Each year on 15 August the Catholic Church celebrates the Assumption of our Lady into heaven. That is, we celebrate that day when Mary the Mother of Jesus was given the extraordinary privilege of being lifted up body and soul into heaven.
It was on 1 November 1950 that Pope Pius XII proclaimed to the world that the lifting up of Mary by God into heaven was indeed a revealed truth. In the official document he wrote:
The universal Church, in which the Spirit of truth actively dwells, and which is infallibly guided by Him to an ever more perfect knowledge of revealed truths, has down the centuries manifested her belief in many ways.
The bishops from all over the world ask almost unanimously that the truth of the bodily Assumption of the Blessed Virgin Mary into heaven be defined as a dogma of divine and catholic faith.
This truth is based on Sacred Scripture and deeply embedded in the minds of the faithful; it has received the approval of liturgical worship from the earliest times; it is perfectly in keeping with the rest of revealed truth, and has been lucidly developed and explained by the studies, the knowledge and wisdom of theologians.
Considering all these reasons we deem that the moment preordained in the plan of divine providence has now arrived for us to proclaim solemnly this extraordinary privilege of the Virgin Mary?
To attempt to understand the significance of this proclamation in our own lives, we must journey back to that day in 1950 – the ‘moment preordained’.
The world had suffered two World Wars. Humanity was tearing itself apart, horrors once unimaginable, unspeakable, were witnessed by the world. At no time in history has the fallen, corrupt nature of our planet been so universally seen and felt.

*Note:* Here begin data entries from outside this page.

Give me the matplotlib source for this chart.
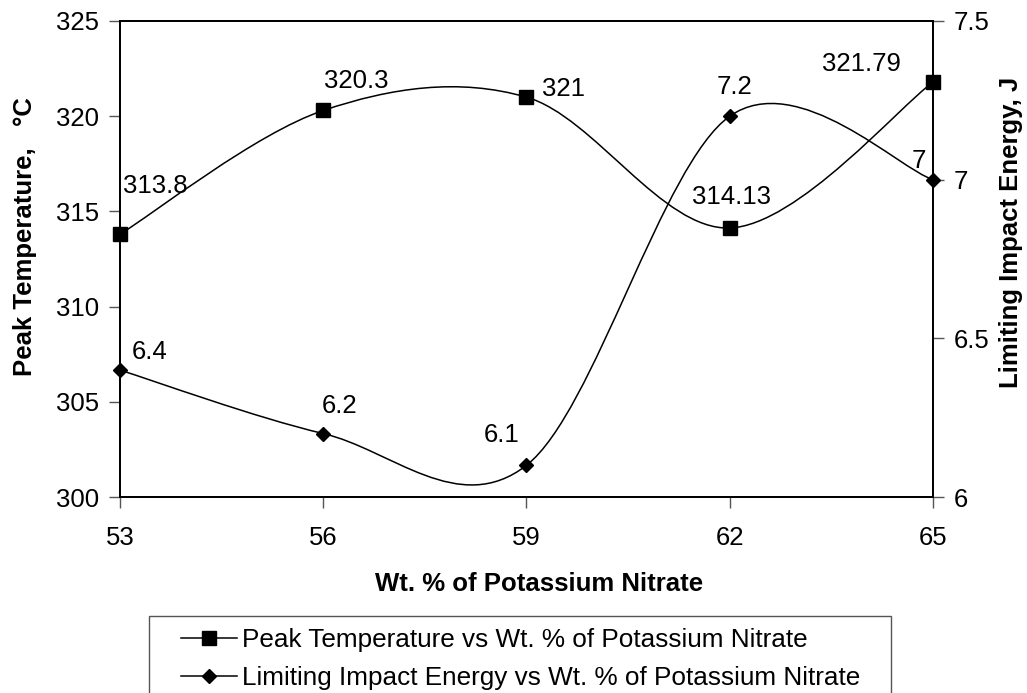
import matplotlib.pyplot as plt
import numpy as np
from matplotlib.path import Path
from matplotlib.patches import PathPatch, Rectangle
from matplotlib.lines import Line2D

plt.rcParams['font.family'] = ['Liberation Sans', 'DejaVu Sans']

wt_pct = [53, 56, 59, 62, 65]
peak_temp = [313.8, 320.3, 321.0, 314.13, 321.79]
impact_energy = [6.4, 6.2, 6.1, 7.2, 7.0]
peak_labels = ["313.8", "320.3", "321", "314.13", "321.79"]
energy_labels = ["6.4", "6.2", "6.1", "7.2", "7"]

# label offsets in pixels (dx, dy)
peak_offsets = [(35, 48), (33, 29), (37, 8), (2, 31), (-72, 18)]
energy_offsets = [(30, 18), (16, 28), (-25, 30), (5, 29), (-14, 19)]


def smooth_path(x, y):
    # Excel-style smoothed line: cubic Bezier segments with Catmull-Rom tangents
    pts = np.column_stack([x, y]).astype(float)
    n = len(pts)
    verts = [pts[0]]
    codes = [Path.MOVETO]
    for i in range(n - 1):
        p_prev = pts[max(i - 1, 0)]
        p0 = pts[i]
        p1 = pts[i + 1]
        p_next = pts[min(i + 2, n - 1)]
        c1 = p0 + (p1 - p_prev) / 6
        c2 = p1 - (p_next - p0) / 6
        verts += [c1, c2, p1]
        codes += [Path.CURVE4] * 3
    return Path(verts, codes)


fig = plt.figure(figsize=(10.27, 6.93), dpi=100)
ax = fig.add_axes([0.1168, 0.2828, 0.7917, 0.6869])
ax2 = ax.twinx()

ax.add_patch(PathPatch(smooth_path(wt_pct, peak_temp), fc='none', ec='black', lw=1.1))
ax.plot(wt_pct, peak_temp, ls='none', marker='s', ms=9.5, color='black', clip_on=False)
ax2.add_patch(PathPatch(smooth_path(wt_pct, impact_energy), fc='none', ec='black', lw=1.1))
ax2.plot(wt_pct, impact_energy, ls='none', marker='D', ms=7, color='black', clip_on=False)

fs = 18.5
for xv, yv, lab, off in zip(wt_pct, peak_temp, peak_labels, peak_offsets):
    ax.annotate(lab, (xv, yv), xytext=off, textcoords='offset pixels',
                ha='center', va='center', fontsize=fs)
for xv, yv, lab, off in zip(wt_pct, impact_energy, energy_labels, energy_offsets):
    ax2.annotate(lab, (xv, yv), xytext=off, textcoords='offset pixels',
                 ha='center', va='center', fontsize=fs)

ax.set_xlim(53, 65)
ax.set_ylim(300, 325)
ax2.set_ylim(6, 7.5)
ax.set_xticks(wt_pct)
ax.set_yticks([300, 305, 310, 315, 320, 325])
ax2.set_yticks([6, 6.5, 7, 7.5])
ax2.set_yticklabels(["6", "6.5", "7", "7.5"])

for a in (ax, ax2):
    a.tick_params(direction='out', length=8, width=1, labelsize=fs, pad=7, color='#555555')
    for s in a.spines.values():
        s.set_linewidth(1.3)
ax.tick_params(axis='x', pad=13)

ax.set_xlabel("Wt. % of Potassium Nitrate", fontsize=fs, fontweight='bold')
ax.set_ylabel("Peak Temperature,   \u00b0C", fontsize=fs, fontweight='bold')
ax2.set_ylabel("Limiting Impact Energy, J", fontsize=fs, fontweight='bold')
ax.xaxis.set_label_coords(0.515, -0.158)
ax.yaxis.set_label_coords(-0.102, 0.548)
ax2.yaxis.set_label_coords(1.0815, 0.557)

# legend frame drawn separately; it runs past the bottom edge like the reference
fig.patches.append(Rectangle((149 / 1027, -0.05), 742 / 1027, (693 - 616) / 693 + 0.05,
                             transform=fig.transFigure, fill=False,
                             edgecolor='#555555', linewidth=1.0))
handles = [
    Line2D([], [], color='black', lw=1.1, marker='s', ms=9.5),
    Line2D([], [], color='black', lw=1.1, marker='D', ms=7),
]
leg = fig.legend(handles,
                 ["Peak Temperature vs Wt. % of Potassium Nitrate",
                  "Limiting Impact Energy vs Wt. % of Potassium Nitrate"],
                 loc='upper left', bbox_to_anchor=(181 / 1027, 1 - 628 / 693),
                 fontsize=18.8, frameon=False,
                 handlelength=2.15, handletextpad=0.2, labelspacing=0.55,
                 borderaxespad=0, borderpad=0)

fig.savefig("out.png", dpi=100)
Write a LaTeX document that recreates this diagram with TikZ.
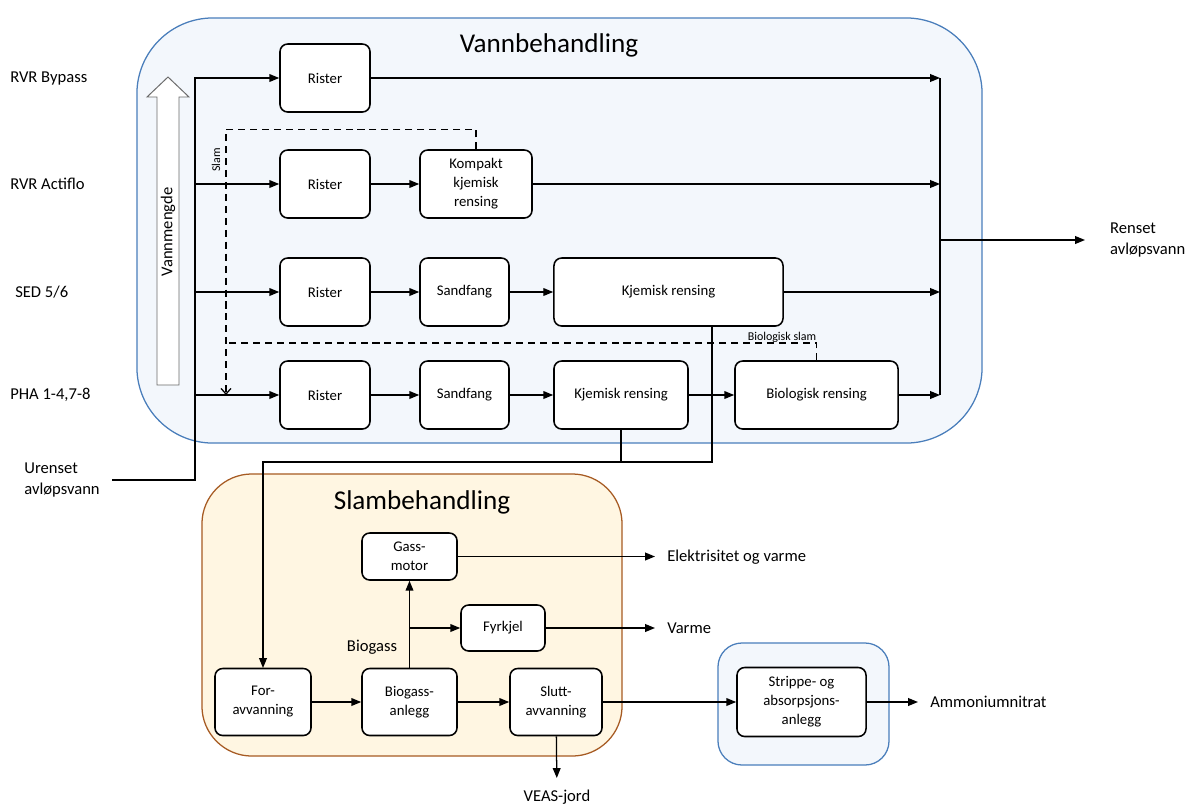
\documentclass[tikz,border=0pt]{standalone}
\usepackage{fontspec}
\setmainfont{Carlito}
\usepackage{xcolor}
\definecolor{WaterEdge}{HTML}{4A7EBB}
\definecolor{WaterFill}{HTML}{F3F7FC}
\definecolor{SludgeEdge}{HTML}{A65A22}
\definecolor{SludgeFill}{HTML}{FFF6E2}
\definecolor{FlowGrey}{HTML}{6B6B6B}
\usetikzlibrary{positioning, arrows.meta}

\begin{document}
\begin{tikzpicture}[
    x=0.025cm, y=-0.025cm,
    >={Triangle[length=7pt, width=5.5pt]},
    box/.style={draw, line width=1.1pt, rounded corners=5.5pt, fill=white, align=center, font={\fontsize{10.5}{13.5}\selectfont}, inner sep=2pt},
    rowbox/.style={box, minimum height=1.7cm},
    slbox/.style={box, minimum height=1.675cm},
    waterpanel/.style={draw=WaterEdge, fill=WaterFill, line width=0.9pt},
    sludgepanel/.style={draw=SludgeEdge, fill=SludgeFill, line width=0.9pt},
    ttl/.style={font={\fontsize{19.3}{22}\selectfont}},
    line/.style={line width=0.9pt},
    arr/.style={line, ->},
    slamline/.style={line, dashed, dash pattern=on 5pt off 3.5pt},
    lab/.style={font={\fontsize{11.8}{15}\selectfont}, inner sep=0pt},
    outlab/.style={lab, anchor=west, align=left, inner xsep=0.3cm},
    tinylab/.style={font={\fontsize{8.5}{10}\selectfont}, inner sep=1pt}
]
\useasboundingbox (0,0) rectangle (1186,804);

% panels
\node[waterpanel, rounded corners=1.9cm, minimum width=21.125cm, minimum height=10.625cm] (water) at (559.5,230.5) {};
\node[ttl] (watertitle) at (549,45) {Vannbehandling};
\node[sludgepanel, rounded corners=1.25cm, minimum width=10.5cm, minimum height=7.05cm] (sludge) at (412,615) {};
\node[ttl] (sludgetitle) at (422,502) {Slambehandling};
\node[waterpanel, rounded corners=0.6cm, minimum width=4.275cm, minimum height=3.05cm] (strippanel) at (803.5,704) {};

% inlet names
\node[lab, anchor=west] (bypass) at (10,79) {RVR Bypass};
\node[lab, anchor=west] (actiflo) at (10,184) {RVR Actiflo};
\node[lab, anchor=west] (sed) at (15,292) {SED 5/6};
\node[lab, anchor=west] (pha) at (10,395) {PHA 1-4,7-8};
\node[lab, anchor=east, align=left, inner xsep=0.3cm] (urenset) at (112,480) {Urenset\\avløpsvann};

% water quantity arrow
\draw[draw=FlowGrey, fill=white, line width=0.7pt] (157,385) -- (157,97) -- (147,97) -- (168,77) -- (189,97) -- (179,97) -- (179,385) -- cycle;
\node[lab, rotate=90] (vmtxt) at (168,232) {Vannmengde};

% water lines
\node[rowbox, minimum width=2.25cm] (r1) at (325,78) {Rister};
\node[rowbox, minimum width=2.25cm] (r2) at (325,184) {Rister};
\node[rowbox, minimum width=2.8cm] (komp) at (476,184) {Kompakt\\kjemisk\\rensing};
\node[rowbox, minimum width=2.25cm] (r3) at (325,292) {Rister};
\node[rowbox, minimum width=2.225cm] (sand3) at (464.5,292) {Sandfang};
\node[rowbox, minimum width=5.725cm] (kj3) at (668.5,292) {Kjemisk rensing};
\node[rowbox, minimum width=2.25cm] (r4) at (325,395) {Rister};
\node[rowbox, minimum width=2.225cm] (sand4) at (464.5,395) {Sandfang};
\node[rowbox, minimum width=3.35cm] (kj4) at (621,395) {Kjemisk rensing};
\node[rowbox, minimum width=4.075cm] (bio) at (816.5,395) {Biologisk rensing};

\coordinate (trunk) at (195,480);
\coordinate (collect) at (940,240);
\coordinate (slamend) at (226,395);
\coordinate (slamjoin) at (226,343);
\coordinate (sludgeR) at (712,462);

\draw[arr] (urenset) -- (trunk) |- (r1);
\draw[arr] (trunk |- r2) -- (r2);
\draw[arr] (trunk |- r3) -- (r3);
\draw[arr] (trunk |- r4) -- (r4);
\draw[arr] (r2) -- (komp);
\draw[arr] (r3) -- (sand3);
\draw[arr] (sand3) -- (kj3);
\draw[arr] (r4) -- (sand4);
\draw[arr] (sand4) -- (kj4);
\draw[arr] (kj4) -- (bio);

\draw[arr] (r1) -- (collect |- r1);
\draw[arr] (komp) -- (collect |- komp);
\draw[arr] (kj3) -- (collect |- kj3);
\draw[arr] (bio) -- (collect |- bio);
\draw[line] (collect |- r1) -- (collect |- bio);
\node[outlab, inner xsep=0.62cm] (renset) at (1085,240) {Renset\\avløpsvann};
\draw[arr] (collect) -- (renset);

% sludge returns
\draw[slamline, -{Straight Barb[length=4pt, width=7pt]}] (komp.north) -- ++(0,-20) -| (slamend);
\node[tinylab, rotate=90] (slamtxt) at (216,160) {Slam};
\draw[slamline] (bio.north) |- (slamjoin);
\node[tinylab] (bioslamtxt) at (782,337) {Biologisk slam};

% sludge to treatment
\draw[arr] (sludgeR |- kj3.south) -- (sludgeR) -| (263,668);
\draw[line] (kj4) -- (kj4 |- sludgeR);

% sludge treatment
\node[slbox, minimum width=2.4cm] (forav) at (263,702) {For-\\avvanning};
\node[slbox, minimum width=2.375cm] (bga) at (409.5,702) {Biogass-\\anlegg};
\node[slbox, minimum width=2.3cm] (slutt) at (556,702) {Slutt-\\avvanning};
\node[box, minimum width=2.375cm, minimum height=1.175cm] (gm) at (409.5,556.5) {Gass-\\motor};
\node[box, minimum width=2.1cm, minimum height=1.15cm] (fyr) at (503,628) {Fyrkjel};
\node[box, minimum width=3.225cm, minimum height=1.725cm] (strip) at (801.5,702) {Strippe- og\\absorpsjons-\\anlegg};
\node[lab] (biogasstxt) at (372,647) {Biogass};

\draw[arr] (forav) -- (bga);
\draw[arr] (bga) -- (slutt);
\draw[arr] (bga) -- (gm);
\draw[arr] (bga |- fyr) -- (fyr);
\node[outlab] (elek) at (655,557) {Elektrisitet og varme};
\node[outlab] (varme) at (655,628) {Varme};
\draw[arr] (gm) -- (gm -| elek.west);
\draw[arr] (fyr) -- (varme);
\draw[arr] (slutt) -- (strip);
\node[outlab] (ammon) at (918,702) {Ammoniumnitrat};
\draw[arr] (strip) -- (ammon);
\node[lab, anchor=north, inner ysep=8pt] (veas) at (557,778) {VEAS-jord};
\draw[arr] (slutt) -- (veas);
\end{tikzpicture}
\end{document}
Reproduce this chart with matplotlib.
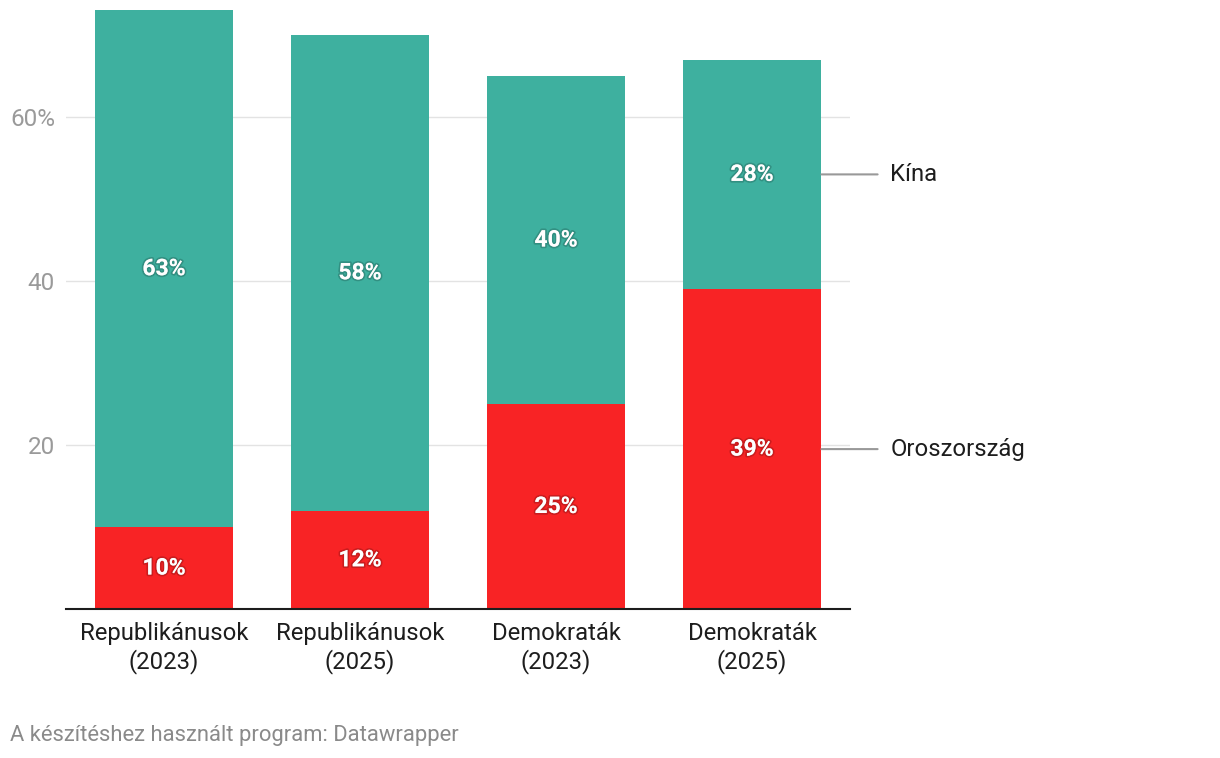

The pictures of the twisted, emaciated corpses at Auschwitz. The shadows of human beings on the walls of Hiroshima and Nagasaki; all that remained of men and women once full of life, vaporised in the twinkling of an eye. The agonising pictures of those not so lucky, those who suffered slow deaths from radiation, those who still bear the scars and suffer the pain of that generation. These were not natural disasters, so-called acts of God, these were acts of mankind.
Then in 1949 the forces of Mao Tse-tung were victorious and the People’s Republic of China established. The world, when it was not tearing itself apart, seemed to be rejecting God and embracing communism.
Looking back at those generations one is forced to ask, ‘Where is their God?’; ‘Where is the victory of the cross?’. And yet it is precisely at that moment that the Church does speak. In the shadow of such atrocities and rejection of God, the time preordained had arrived. It could now be proclaimed that Mary was lifted up into heaven, the sinless woman who watched as a sinful world put her Son to death, a Jewess who suffered alone with her Jewish son in the silence of Golgotha, both of them rejected by the world.
In her suffering Mary shared in a unique way the sufferings of her Son, those sufferings that find echoes in the sufferings of other human beings throughout the generations leading up to 1950 and beyond. All generations testify to the sufferings of that man and woman.
Humankind’s inhumanity toward their fellow creatures is alas not confined to the past. The shadow of sin still hangs over our world. But from out of the shadow comes a great light. Mary once clothed in that shadow is now clothed with the sun.
So do we flee from the cross only to be engulfed by its shadow? Or do we stand with Mary under the shadow of the cross, the shadow of sin, our eyes fixed on the glory that is to come, the glory that has come but remains for us unseen?
He who is mighty has done great things for us, holy is his name.